## SET TASK
Copy the listing verbatim, excluding any images found in it.

## DATA SEGMENT
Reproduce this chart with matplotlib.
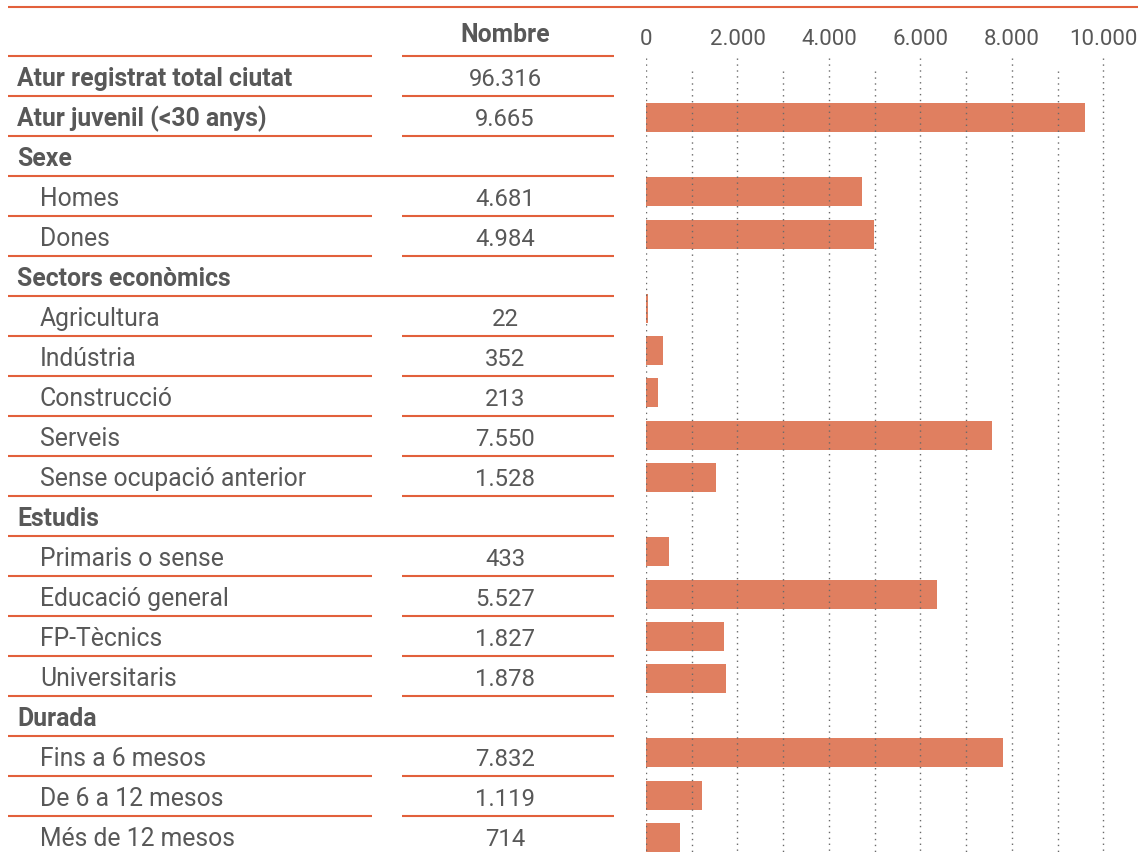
import matplotlib
matplotlib.use("Agg")
import matplotlib.pyplot as plt
import numpy as np

labels = ["Atur registrat total ciutat", "Atur juvenil (<30 anys)", "Sexe", "Homes", "Dones",
          "Sectors econòmics", "Agricultura", "Indústria", "Construcció", "Serveis",
          "Sense ocupació anterior", "Estudis", "Primaris o sense", "Educació general",
          "FP-Tècnics", "Universitaris", "Durada", "Fins a 6 mesos", "De 6 a 12 mesos",
          "Més de 12 mesos"]
kinds = ["bold", "bold", "group", "item", "item", "group", "item", "item", "item", "item",
         "item", "group", "item", "item", "item", "item", "group", "item", "item", "item"]
values = [96316, 9665, None, 4681, 4984, None, 22, 352, 213, 7550, 1528, None,
          433, 5527, 1827, 1878, None, 7832, 1119, 714]
# bar lengths as read from the bars of the picture (None = no bar)
bar_values = [None, 9600, None, 4720, 4990, None, 40, 370, 260, 7570, 1530, None,
              500, 6360, 1710, 1750, None, 7810, 1220, 740]
tick_values = [0, 2000, 4000, 6000, 8000, 10000]
grid_values = list(range(0, 10001, 1000))
header = "Nombre"

W, H = 1138, 852
LINE = "#E2603B"
BAR = "#E07F60"
TXT = "#585858"
GRID = "#6a6a6a"
FONT = "Roboto"
FS_LAB = 17.8
FS_NUM = 17.2
FS_TICK = 16

fig = plt.figure(figsize=(W / 100, H / 100), dpi=100)
ax = fig.add_axes([0, 0, 1, 1])
ax.set_xlim(0, W)
ax.set_ylim(H, 0)
ax.axis("off")

px_per_1000 = 45.73
x0 = 646
bx = fig.add_axes([x0 / W, 0, (W - x0) / W, 1])
bx.set_xlim(0, (W - x0) / px_per_1000 * 1000)
bx.set_ylim(H, 0)
bx.axis("off")


def fmt(v):
    return f"{v:,}".replace(",", ".")


LW = 1.5
header_line = 56
rh = 40


def seg_line(y, full):
    if full:
        ax.plot([8, 614], [y, y], color=LINE, lw=LW, solid_capstyle="butt")
    else:
        ax.plot([8, 372], [y, y], color=LINE, lw=LW, solid_capstyle="butt")
        ax.plot([402, 614], [y, y], color=LINE, lw=LW, solid_capstyle="butt")


# top rule
ax.plot([8, W], [7, 7], color=LINE, lw=LW, solid_capstyle="butt")
# header
ax.text(505, 41.5, header, ha="center", va="baseline", fontsize=FS_LAB, fontweight="bold",
        color=TXT, family=FONT)
seg_line(header_line, False)

for i, (lab, kind, val) in enumerate(zip(labels, kinds, values)):
    top = header_line + rh * i
    base = top + 30
    xl = 40 if kind == "item" else 17
    fw = "normal" if kind == "item" else "bold"
    ax.text(xl, base, lab, ha="left", va="baseline", fontsize=FS_LAB, fontweight=fw,
            color=TXT, family=FONT)
    if val is not None:
        ax.text(505, base, fmt(val), ha="center", va="baseline", fontsize=FS_NUM,
                color=TXT, family=FONT)
    if top + rh < H:
        seg_line(top + rh, kind == "group")

# bar positions: the bar panel has its own rhythm (narrower slots for group headers)
item_slot, group_slot, first_center = 42.3, 32.0, 117.4
bar_y, bar_v = [], []
pos = first_center
started = False
for kind, bv in zip(kinds, bar_values):
    if bv is None and not started:
        continue
    started = True
    if kind == "group":
        pos += group_slot
        continue
    bar_y.append(pos)
    bar_v.append(bv)
    pos += item_slot

bx.barh(bar_y, bar_v, height=29, color=BAR, zorder=1)

# dotted gridlines (drawn above bars)
for g in grid_values:
    ystart = 58 if g % 2000 == 0 else 71
    bx.plot([g, g], [ystart, H], color=GRID, lw=1.0, linestyle=(0, (1, 3.25)), zorder=3)

for t in tick_values:
    bx.text(t, 45, fmt(t), ha="center", va="baseline", fontsize=FS_TICK, color=TXT,
            family=FONT)

fig.savefig("out.png", dpi=100)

## TASK OUTPUT
Reproduce this chart with matplotlib.
import matplotlib
matplotlib.use("Agg")
import matplotlib.pyplot as plt
import numpy as np

labels = ["Atur registrat total ciutat", "Atur juvenil (<30 anys)", "Sexe", "Homes", "Dones",
          "Sectors econòmics", "Agricultura", "Indústria", "Construcció", "Serveis",
          "Sense ocupació anterior", "Estudis", "Primaris o sense", "Educació general",
          "FP-Tècnics", "Universitaris", "Durada", "Fins a 6 mesos", "De 6 a 12 mesos",
          "Més de 12 mesos"]
kinds = ["bold", "bold", "group", "item", "item", "group", "item", "item", "item", "item",
         "item", "group", "item", "item", "item", "item", "group", "item", "item", "item"]
values = [96316, 9665, None, 4681, 4984, None, 22, 352, 213, 7550, 1528, None,
          433, 5527, 1827, 1878, None, 7832, 1119, 714]
# bar lengths as read from the bars of the picture (None = no bar)
bar_values = [None, 9600, None, 4720, 4990, None, 40, 370, 260, 7570, 1530, None,
              500, 6360, 1710, 1750, None, 7810, 1220, 740]
tick_values = [0, 2000, 4000, 6000, 8000, 10000]
grid_values = list(range(0, 10001, 1000))
header = "Nombre"

W, H = 1138, 852
LINE = "#E2603B"
BAR = "#E07F60"
TXT = "#585858"
GRID = "#6a6a6a"
FONT = "Roboto"
FS_LAB = 17.8
FS_NUM = 17.2
FS_TICK = 16

fig = plt.figure(figsize=(W / 100, H / 100), dpi=100)
ax = fig.add_axes([0, 0, 1, 1])
ax.set_xlim(0, W)
ax.set_ylim(H, 0)
ax.axis("off")

px_per_1000 = 45.73
x0 = 646
bx = fig.add_axes([x0 / W, 0, (W - x0) / W, 1])
bx.set_xlim(0, (W - x0) / px_per_1000 * 1000)
bx.set_ylim(H, 0)
bx.axis("off")


def fmt(v):
    return f"{v:,}".replace(",", ".")


LW = 1.5
header_line = 56
rh = 40


def seg_line(y, full):
    if full:
        ax.plot([8, 614], [y, y], color=LINE, lw=LW, solid_capstyle="butt")
    else:
        ax.plot([8, 372], [y, y], color=LINE, lw=LW, solid_capstyle="butt")
        ax.plot([402, 614], [y, y], color=LINE, lw=LW, solid_capstyle="butt")


# top rule
ax.plot([8, W], [7, 7], color=LINE, lw=LW, solid_capstyle="butt")
# header
ax.text(505, 41.5, header, ha="center", va="baseline", fontsize=FS_LAB, fontweight="bold",
        color=TXT, family=FONT)
seg_line(header_line, False)

for i, (lab, kind, val) in enumerate(zip(labels, kinds, values)):
    top = header_line + rh * i
    base = top + 30
    xl = 40 if kind == "item" else 17
    fw = "normal" if kind == "item" else "bold"
    ax.text(xl, base, lab, ha="left", va="baseline", fontsize=FS_LAB, fontweight=fw,
            color=TXT, family=FONT)
    if val is not None:
        ax.text(505, base, fmt(val), ha="center", va="baseline", fontsize=FS_NUM,
                color=TXT, family=FONT)
    if top + rh < H:
        seg_line(top + rh, kind == "group")

# bar positions: the bar panel has its own rhythm (narrower slots for group headers)
item_slot, group_slot, first_center = 42.3, 32.0, 117.4
bar_y, bar_v = [], []
pos = first_center
started = False
for kind, bv in zip(kinds, bar_values):
    if bv is None and not started:
        continue
    started = True
    if kind == "group":
        pos += group_slot
        continue
    bar_y.append(pos)
    bar_v.append(bv)
    pos += item_slot

bx.barh(bar_y, bar_v, height=29, color=BAR, zorder=1)

# dotted gridlines (drawn above bars)
for g in grid_values:
    ystart = 58 if g % 2000 == 0 else 71
    bx.plot([g, g], [ystart, H], color=GRID, lw=1.0, linestyle=(0, (1, 3.25)), zorder=3)

for t in tick_values:
    bx.text(t, 45, fmt(t), ha="center", va="baseline", fontsize=FS_TICK, color=TXT,
            family=FONT)

fig.savefig("out.png", dpi=100)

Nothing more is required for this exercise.